Under the new state law, people who had been participating in Woodstock County's program had their benefits reduced to the following state-mandated amounts:
| Head of Household: | $425 per month. | | Dependents: | $145 per month. |
Other changes under WRA included a reduction in the cost-of-living-adjustment (COLA) amount pegged to one-half the rate of inflation, or an amount not to exceed one-and-one-half percent per year. It capped the number of dependents eligible to receive assistance at three per eligible family, and included an additional rule that required all participants in the WRA program to work at least ten hours per week.
In June 2002, the Social Safety Alliance, representing a class of over 300 participants in the SRC under the now-invalidated Woodstock County PAFA, sued the state's Commissioner for Social Responsibility, Eric Lemieux, to stop the law from going into effect. The Social Safety Alliance claimed that the state's passage of WRA impaired Woodstock County's contractual obligation to participants in the SRC program under PAFA. Enrollees in the Woodstock program had made important personal and financial decisions according to the terms of the SRC contract.
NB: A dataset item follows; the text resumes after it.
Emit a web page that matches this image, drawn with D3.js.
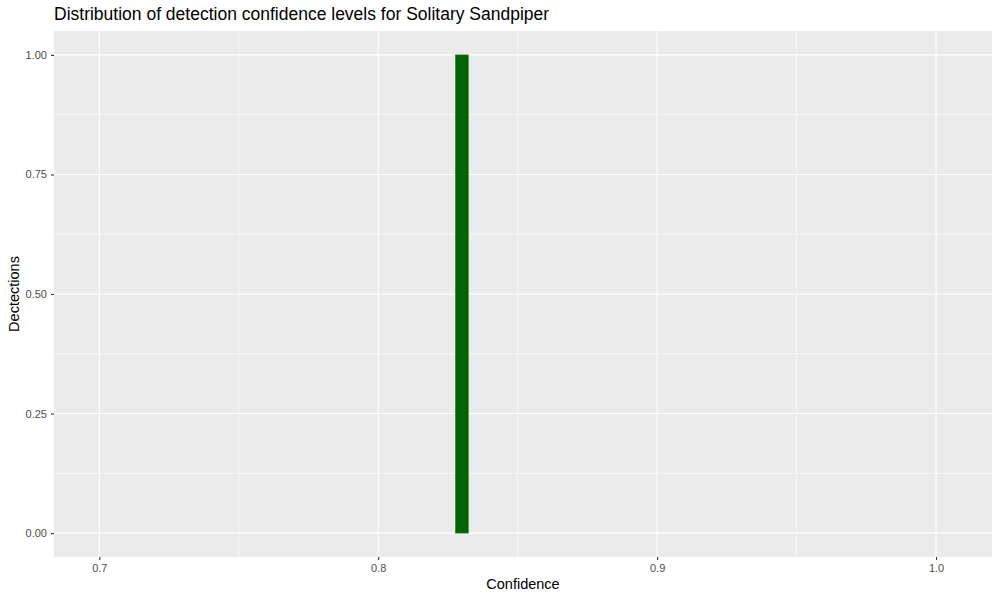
<!DOCTYPE html>
<html><head><meta charset="utf-8">
<script src="https://cdn.jsdelivr.net/npm/d3@7"></script>
<style>body{margin:0;background:#fff}svg{display:block}text{font-family:"Liberation Sans",Arial,sans-serif}</style>
</head><body><svg id="c" width="1000" height="600"></svg>
<script>
const binStart = [0.8277];
const binEnd = [0.8323];
const counts = [1];
const xTicks = [0.7, 0.8, 0.9, 1.0];
const xMinor = [0.75, 0.85, 0.95];
const yTicks = [0, 0.25, 0.5, 0.75, 1];
const yMinor = [0.125, 0.375, 0.625, 0.875];

const svg = d3.select("#c");
const L = 54, R = 992, T = 31, B = 557;
const x = d3.scaleLinear().domain([0.68376, 1.02007]).range([L, R]);
const y = d3.scaleLinear().domain([-0.05, 1.05]).range([B, T]);

svg.append("rect").attr("x", L).attr("y", T).attr("width", R - L).attr("height", B - T).attr("fill", "#ebebeb");
const g = svg.append("g");
g.selectAll(".xm").data(xMinor).join("line").attr("x1", d => x(d)).attr("x2", d => x(d)).attr("y1", T).attr("y2", B).attr("stroke", "#fff").attr("stroke-width", 0.55);
g.selectAll(".ym").data(yMinor).join("line").attr("y1", d => y(d)).attr("y2", d => y(d)).attr("x1", L).attr("x2", R).attr("stroke", "#fff").attr("stroke-width", 0.55);
g.selectAll(".xM").data(xTicks).join("line").attr("x1", d => x(d)).attr("x2", d => x(d)).attr("y1", T).attr("y2", B).attr("stroke", "#fff").attr("stroke-width", 1.1);
g.selectAll(".yM").data(yTicks).join("line").attr("y1", d => y(d)).attr("y2", d => y(d)).attr("x1", L).attr("x2", R).attr("stroke", "#fff").attr("stroke-width", 1.1);

svg.selectAll(".bar").data(counts).join("rect")
  .attr("x", (d, i) => x(binStart[i])).attr("width", (d, i) => x(binEnd[i]) - x(binStart[i]))
  .attr("y", d => y(d)).attr("height", d => y(0) - y(d))
  .attr("fill", "#006400").attr("stroke", "#2b7d2b").attr("stroke-width", 0.6);

const xa = svg.append("g").attr("transform", `translate(0,${B})`)
  .call(d3.axisBottom(x).tickValues(xTicks).tickFormat(d3.format(".1f")).tickSize(3).tickPadding(4));
const ya = svg.append("g").attr("transform", `translate(${L},0)`)
  .call(d3.axisLeft(y).tickValues(yTicks).tickFormat(d3.format(".2f")).tickSize(3).tickPadding(4));
[xa, ya].forEach(a => {
  a.select(".domain").remove();
  a.selectAll(".tick line").attr("stroke", "#333").attr("stroke-width", 1.1);
  a.selectAll(".tick text").attr("fill", "#4d4d4d").style("font-size", "11px").style("font-family", "'Liberation Sans',Arial,sans-serif");
});

svg.append("text").attr("x", L).attr("y", 20).attr("font-size", 17.5).attr("fill", "#000").text("Distribution of detection confidence levels for Solitary Sandpiper");
svg.append("text").attr("x", (L + R) / 2).attr("y", 589).attr("text-anchor", "middle").attr("font-size", 14.5).attr("fill", "#000").text("Confidence");
svg.append("text").attr("transform", `translate(19,${(T + B) / 2}) rotate(-90)`).attr("text-anchor", "middle").attr("font-size", 14.5).attr("fill", "#000").text("Dectections");
</script></body></html>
Since Woodstock had encouraged participation in the SRC, for the state to rescind the terms of that agreement violated the Contract Clause.
Questions
- Is the SRC a contract for purposes of Contract Clause analysis?
- In Hudson Water Co. v. McCarter (1908), Justice Holmes wrote about Contract Clause obligations: "One whose rights, such as they are, are subject to state restriction, cannot remove them from the power of the State by making a contact about them. The contract will carry with it the infirmity of the subject matter." How is that observation applicable here?